─── Available records

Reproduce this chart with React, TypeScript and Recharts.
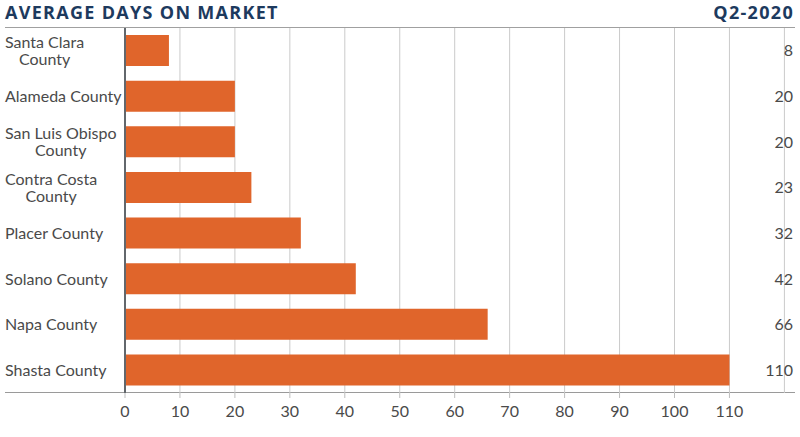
import React from "react";
import { BarChart, Bar, XAxis, YAxis, CartesianGrid } from "recharts";

const counties = [
  "Santa Clara County",
  "Alameda County",
  "San Luis Obispo County",
  "Contra Costa County",
  "Placer County",
  "Solano County",
  "Napa County",
  "Shasta County",
];
const days = [8, 20, 20, 23, 32, 42, 66, 110];
const xTicks = [0, 10, 20, 30, 40, 50, 60, 70, 80, 90, 100, 110];
const title = "AVERAGE DAYS ON MARKET";
const period = "Q2-2020";

const data = counties.map((name, i) => ({ name, value: days[i] }));

const FONT = "Lato, 'Open Sans', sans-serif";
const TITLE_FONT = "'Open Sans', Lato, sans-serif";
const LABEL_COLOR = "#4a4a4a";
const BAR_COLOR = "#e0652b";
const NAVY = "#1d3a5e";
const FS = 16;

let ctx: CanvasRenderingContext2D | null = null;
function textWidth(s: string) {
  if (!ctx) {
    ctx = document.createElement("canvas").getContext("2d");
  }
  if (!ctx) return s.length * 8;
  ctx.font = `${FS}px ${FONT}`;
  return ctx.measureText(s).width;
}

// long names get "County" pushed to a second line
function wrap(name: string): string[] {
  if (name.length <= 15) return [name];
  const idx = name.lastIndexOf(" ");
  return [name.slice(0, idx), name.slice(idx + 1)];
}

const CountyTick = (props: any) => {
  const { y, payload } = props;
  const lines = wrap(payload.value);
  if (lines.length === 1) {
    return (
      <text x={5} y={y} dy="0.35em" fontSize={FS} fontFamily={FONT} fill={LABEL_COLOR} textAnchor="start">
        {lines[0]}
      </text>
    );
  }
  const w = Math.max(...lines.map(textWidth));
  const cx = 5 + w / 2;
  return (
    <text fontSize={FS} fontFamily={FONT} fill={LABEL_COLOR} textAnchor="middle">
      {lines.map((l, i) => (
        <tspan key={i} x={cx} y={y + (i - (lines.length - 1) / 2) * 17} dy="0.35em">
          {l}
        </tspan>
      ))}
    </text>
  );
};

const ValueTick = (props: any) => {
  const { y, payload } = props;
  const row = data.find((d) => d.name === payload.value);
  return (
    <text x={793} y={y} dy="0.35em" fontSize={FS} fontFamily={FONT} fill={LABEL_COLOR} textAnchor="end">
      {row ? row.value : ""}
    </text>
  );
};

const headStyle: React.CSSProperties = {
  position: "absolute",
  top: 0,
  fontFamily: TITLE_FONT,
  fontSize: 18,
  fontWeight: 700,
  letterSpacing: 1.3,
  color: NAVY,
  lineHeight: "25px",
};

export default function App() {
  return (
    <div style={{ position: "absolute", left: 0, top: 0, width: 800, height: 437, background: "#fff", fontFamily: FONT }}>
      <div style={{ ...headStyle, left: 5 }}>{title}</div>
      <div style={{ ...headStyle, right: 6 }}>{period}</div>
      <div style={{ position: "absolute", left: 5, top: 27, width: 790, height: 1, background: "#a0a0a0" }} />
      <div style={{ position: "absolute", left: 5, top: 392, width: 790, height: 1, background: "#9a9a9a" }} />
      <div style={{ position: "absolute", left: 0, top: 28 }}>
        <BarChart
          layout="vertical"
          width={800}
          height={409}
          data={data}
          margin={{ top: 0, right: 0, left: 0, bottom: 14 }}
          barSize={31}
        >
          <CartesianGrid horizontal={false} vertical={true} stroke="#cacaca" strokeWidth={1} />
          <XAxis
            type="number"
            domain={[0, 120]}
            ticks={xTicks}
            interval={0}
            height={30}
            axisLine={false}
            tickLine={{ stroke: "#bdbdbd" }}
            tickSize={5}
            tick={{ fontSize: FS, fontFamily: FONT, fill: LABEL_COLOR }}
            tickMargin={8}
          />
          <YAxis
            yAxisId="left"
            type="category"
            dataKey="name"
            width={125}
            axisLine={{ stroke: "#62676c", strokeWidth: 2 }}
            tickLine={false}
            tick={<CountyTick />}
            interval={0}
          />
          <YAxis
            yAxisId="right"
            orientation="right"
            type="category"
            dataKey="name"
            width={15.6}
            axisLine={false}
            tickLine={false}
            tick={<ValueTick />}
            interval={0}
          />
          <Bar yAxisId="left" dataKey="value" fill={BAR_COLOR} isAnimationActive={false} />
        </BarChart>
      </div>
    </div>
  );
}
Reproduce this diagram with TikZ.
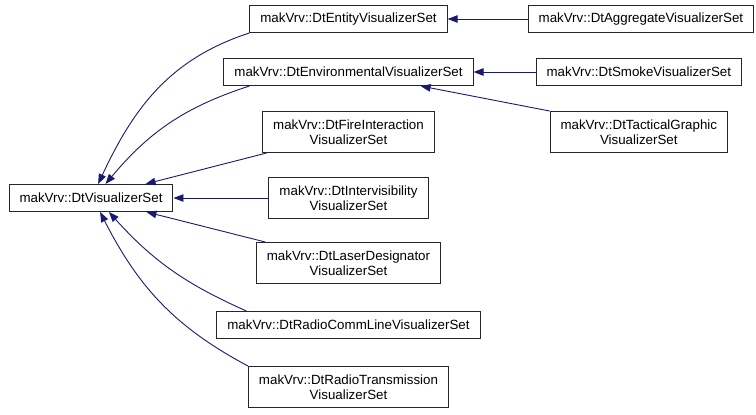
\documentclass[tikz,border=0pt]{standalone}
\usepackage{fontspec}
\setmainfont{Liberation Sans}
\usepackage{xcolor}
\usetikzlibrary{arrows.meta, positioning}

\definecolor{edgeblue}{RGB}{25,25,112}

\begin{document}
\begin{tikzpicture}[
    x=1pt, y=-1pt,
    node distance=25pt,
    box/.style={
        rectangle,
        draw=black!85,
        line width=1pt,
        align=center,
        inner xsep=10.5pt,
        inner ysep=2pt,
        minimum height=27pt,
        font=\fontsize{13.33}{15}\selectfont
    },
    twoline/.style={minimum height=41pt},
    arrow/.style={-{Triangle[length=10pt, width=7.5pt]}, edgeblue, line width=0.9pt}
]
\useasboundingbox (0,0) rectangle (756,415);

\node[box] (entity) at (348.5,19) {makVrv::DtEntityVisualizerSet};

\node[box, below=of entity] (environ) {makVrv::DtEnvironmentalVisualizerSet};

\node[box, twoline, below=of environ] (fire) {makVrv::DtFireInteraction\\VisualizerSet};

\node[box, twoline, below=24pt of fire] (intervis) {makVrv::DtIntervisibility\\VisualizerSet};

\node[box, twoline, below=23pt of intervis] (laser) {makVrv::DtLaserDesignator\\VisualizerSet};

\node[box, below=27pt of laser] (radiocomm) {makVrv::DtRadioCommLineVisualizerSet};

\node[box, twoline, below=27pt of radiocomm] (radiotrans) {makVrv::DtRadioTransmission\\VisualizerSet};

\node[box, left=95pt of intervis] (base) {makVrv::DtVisualizerSet};

\node[box, right=80pt of entity] (aggregate) {makVrv::DtAggregateVisualizerSet};

\node[box, right=62pt of environ] (smoke) {makVrv::DtSmokeVisualizerSet};

\node[box, twoline, below=of smoke] (tactical) {makVrv::DtTacticalGraphic\\VisualizerSet};

% derived classes point to their base
\draw[arrow] (entity.south west) to[out=198, in=65] (base.63);
\draw[arrow] ([xshift=26pt]environ.south west) to[out=198, in=50] (base.44);
\draw[arrow] (fire) -- (base);
\draw[arrow] (intervis) -- (base);
\draw[arrow] (laser) -- (base);
\draw[arrow] ([xshift=30pt]radiocomm.north west) to[out=156, in=312] (base.-38);
\draw[arrow] (radiotrans.north west) to[out=152, in=297] (base.-57);

\draw[arrow] (aggregate) -- (entity);
\draw[arrow] (smoke) -- (environ);
\draw[arrow] (tactical.north west) -- ([xshift=-53pt]environ.south east);

\end{tikzpicture}
\end{document}
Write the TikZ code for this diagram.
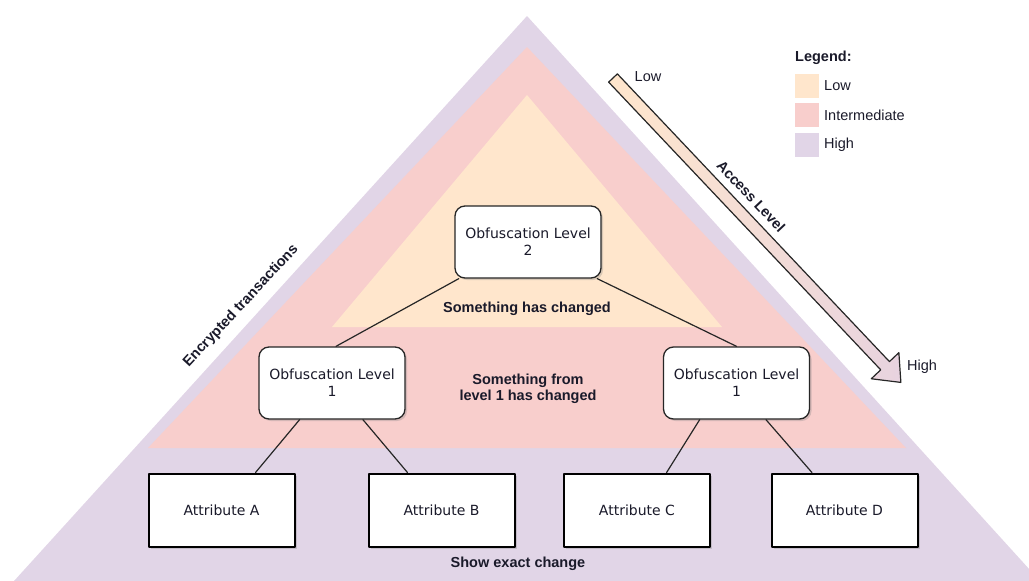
\documentclass[tikz,border=0pt]{standalone}
\usepackage{fontspec}
\setmainfont{Liberation Sans}
\newfontfamily\boxfont{DejaVu Sans}
\usetikzlibrary{calc,shadows}
\definecolor{lowfill}{HTML}{FFE6CC}
\definecolor{midfill}{HTML}{F8CECC}
\definecolor{highfill}{HTML}{E1D5E7}
\definecolor{ink}{HTML}{1A1A2A}
\tikzset{
	boxshadow/.style={drop shadow={opacity=0.3, shadow xshift=2pt, shadow yshift=-2pt}},
	obfbox/.style={draw=black!85, line width=1.3pt, rounded corners=10pt, fill=white, text=ink,
		minimum width=146pt, minimum height=72pt, align=center, boxshadow,
		font=\boxfont\fontsize{14}{17}\selectfont},
	attrbox/.style={draw=black, line width=2pt, fill=white, text=ink, minimum width=146pt,
		minimum height=73pt, boxshadow, font=\boxfont\fontsize{14}{17}\selectfont},
	boldlabel/.style={text=ink, align=center, font=\bfseries\fontsize{14.5}{16}\selectfont},
	plainlabel/.style={text=ink, font=\fontsize{14.5}{17}\selectfont},
	link/.style={draw=black!85, line width=1.2pt}
}
\begin{document}
\begin{tikzpicture}[x=1pt, y=-1pt, line join=round, line cap=round]
	\useasboundingbox (0,0) rectangle (1029,581);
	\clip (0,0) rectangle (1029,581);
	\fill[highfill] (527,16) -- (1040,581) -- (14,581) -- cycle;
	\fill[midfill] (527,47) -- (906,448) -- (148,448) -- cycle;
	\fill[lowfill] (527,95) -- (722,327) -- (332,327) -- cycle;
	
	\node[boldlabel, anchor=west, inner sep=0pt] (legend) at (795,58) {Legend:};
	\foreach \c/\t/\y in {lowfill/Low/86, midfill/Intermediate/115, highfill/High/145} {
		\fill[\c] (795,\y-12) rectangle (819,\y+12);
		\node[plainlabel, anchor=west, inner sep=0pt] at (824,\y) {\t};
	}
	
	\begin{scope}[shift={(613,78)}, rotate=-46.6]
		\shade[draw=black!85, line width=1.2pt, left color=lowfill, right color=highfill!70!midfill]
		(0,6) -- (396,6) -- (396,19) -- (419,0) -- (396,-19) -- (396,-6) -- (0,-6) -- cycle;
		\node[boldlabel, rotate=-46.6] (access) at (181,-19) {Access Level};
	\end{scope}
	\node[plainlabel] (low) at (648,77) {Low};
	\node[plainlabel] (high) at (922,367) {High};
	
	\node[boldlabel, rotate=47] (enc) at (241,306) {Encrypted transactions};
	
	\node[obfbox] (o2) at (528,242) {Obfuscation Level\\2};
	\node[obfbox] (o1l) at (332,383) {Obfuscation Level\\1};
	\node[obfbox] (o1r) at (736.5,383) {Obfuscation Level\\1};
	\foreach \n/\t/\x in {a/A/221.5, b/B/441.5, c/C/637, d/D/844.5}
		\node[attrbox] (\n) at (\x,510) {Attribute \t};
	
	\draw[link] ($(o2.south west)!.03!(o2.south east)$) -- ($(o1l.north)+(4,0)$);
	\draw[link] ($(o2.south west)!.97!(o2.south east)$) -- (o1r.north);
	\foreach \p/\q/\s/\e in {o1l/a/.28/.73, o1l/b/.71/.27, o1r/c/.25/.70, o1r/d/.70/.28}
		\draw[link] ($(\p.south west)!\s!(\p.south east)$) -- ($(\q.north west)!\e!(\q.north east)$);
	
	\node[boldlabel] (chg2) at (527,309) {Something has changed};
	\node[boldlabel] (chg1) at (528,389) {Something from\\level 1 has changed};
	\node[boldlabel] (exact) at (518,564) {Show exact change};
\end{tikzpicture}
\end{document}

──────

Stated task :: Repeat the listing above from its first line through the line that contains "const FS = 16;", both included, and nothing more. Drop the pictures.

The answer ::
Reproduce this chart with React, TypeScript and Recharts.
import React from "react";
import { BarChart, Bar, XAxis, YAxis, CartesianGrid } from "recharts";

const counties = [
  "Santa Clara County",
  "Alameda County",
  "San Luis Obispo County",
  "Contra Costa County",
  "Placer County",
  "Solano County",
  "Napa County",
  "Shasta County",
];
const days = [8, 20, 20, 23, 32, 42, 66, 110];
const xTicks = [0, 10, 20, 30, 40, 50, 60, 70, 80, 90, 100, 110];
const title = "AVERAGE DAYS ON MARKET";
const period = "Q2-2020";

const data = counties.map((name, i) => ({ name, value: days[i] }));

const FONT = "Lato, 'Open Sans', sans-serif";
const TITLE_FONT = "'Open Sans', Lato, sans-serif";
const LABEL_COLOR = "#4a4a4a";
const BAR_COLOR = "#e0652b";
const NAVY = "#1d3a5e";
const FS = 16;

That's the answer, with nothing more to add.